NavList:
A Community Devoted to the Preservation and Practice of Celestial Navigation and Other Methods of Traditional Wayfinding
Re: Cable Time
From: Fred Hebard
Date: 2003 Mar 23, 22:28 -0500
From: Fred Hebard
Date: 2003 Mar 23, 22:28 -0500
I apologize if I'm repeating myself. But it seems to me there is a circular argument going on here. The navigators in the story very clearly were determining the error in their chronometers by land observations of sun or stars. There would be no need to do so if accurate time could be transmitted by cable. So one concludes that accurate time could not be transmitted by cable, or was not transmitted very often. (To do so, one would need to establish accurate time at the transmitting station. If that station were located near the shore, and relayed signals from Paris or London by land-borne telegraph, then I expect that accurate signals could not be propagated to the station by land-borne telegraph, due to the time delays introduced by relays along the way). It would seem to me to be much easier to determine time at the transmitting station by observing the moons of Jupiter or some such, in place.
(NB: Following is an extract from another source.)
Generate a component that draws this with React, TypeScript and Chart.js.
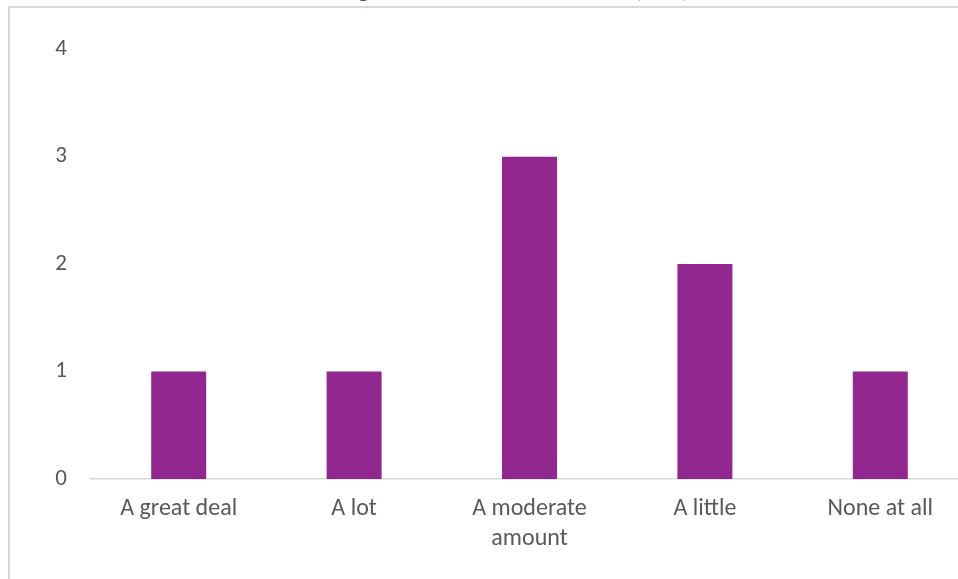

This also could be done at each cable station to determine longitude accurately. Once the longitude of a station were known, one could determine the error of one's chronometers as described. As George Huxtable describes, simple triangulation from the level spot to the benchmark spot could determine the location of the level spot, if the location of the level spot differed from that of the benchmark spot, which it might not.